5) You have a small, but strong, social circle

As a lone wolf, you might not have the largest social circle, but the relationships you do maintain are meaningful and strong.

You’re selective about who you let into your life, choosing to surround yourself with people who understand and respect your need for independence and solitude. Your friendships aren’t based on quantity, but quality.

This selectivity in socializing doesn’t stem from shyness or introversion, but rather from a desire for genuine connections over surface-level interactions.

6) You feel a deep connection with nature

For many lone wolves, nature serves as a sanctuary. It’s a place where you can retreat, recharge, and reconnect with your inner self. The stillness and solitude found in the great outdoors resonate deeply with your lone wolf spirit.

There’s something about being alone in the wild – whether it’s hiking a secluded trail, sitting by a quiet stream, or just stargazing on a clear night – that feels like coming home.

You might find that these moments alone in nature are when you feel most at peace, most authentic, most alive. It’s in these quiet times that you’re reminded of who you are and what truly matters.

7) You’re an observer at heart

Sitting on the sidelines doesn’t mean you’re disinterested or disconnected. For me, it’s quite the opposite.

I’ve always found comfort and intrigue in observing. Watching interactions unfold, analyzing behaviors, understanding dynamics – it’s like a real-time study of human nature.

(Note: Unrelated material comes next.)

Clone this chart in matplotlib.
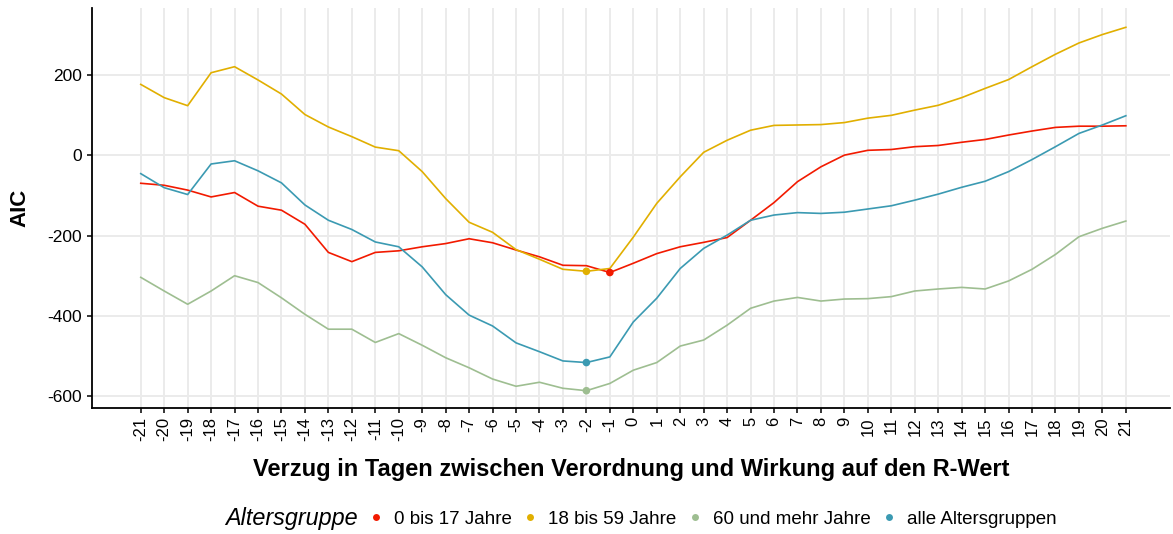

I remember being at social events and preferring to stay on the periphery, just observing. It wasn’t about being aloof or indifferent, but about absorbing and understanding the world around me.

If you too find yourself more comfortable observing than being in the thick of things, you might just be a lone wolf.

8) You’re not afraid to be different

Lone wolves are often pegged as being different, and that’s something they’re not just okay with, but embrace. They understand that their needs and preferences may not align with societal norms, and they’re fine with that.

Being a lone wolf means you’re comfortable marching to the beat of your own drum. You don’t feel compelled to fit into a mold or follow the crowd. Instead, you value authenticity and aren’t afraid to stand out.

You might have unique hobbies, unconventional ideas, or a lifestyle that others may deem ‘out of the ordinary’. But for you, it’s just about being true to yourself.

9) You’re self-sufficient and resilient

At the heart of being a lone wolf is self-sufficiency and resilience. You’re not just capable of taking care of yourself, but you thrive in doing so.

Whether it’s solving problems, making decisions, or coping with life’s ups and downs, you’re able to stand on your own two feet.

This resilience doesn’t mean you’re invincible or that you never need help. But it does mean that when faced with challenges, you have the inner strength to bounce back.

Embrace your inner wolf

Being a lone wolf transcends mere solitude or independence—it’s a fundamental aspect of your identity, rooted in your principles, decisions, and perspective on life.

Embracing your inner lone wolf brings a sense of profound liberation. It liberates you from societal expectations, empowering you to navigate life on your own terms.

But let’s set the record straight: being a lone wolf isn’t about isolation or apathy towards others. It’s about recognizing and prioritizing your own needs and aspirations, forging a path that aligns authentically with who you are.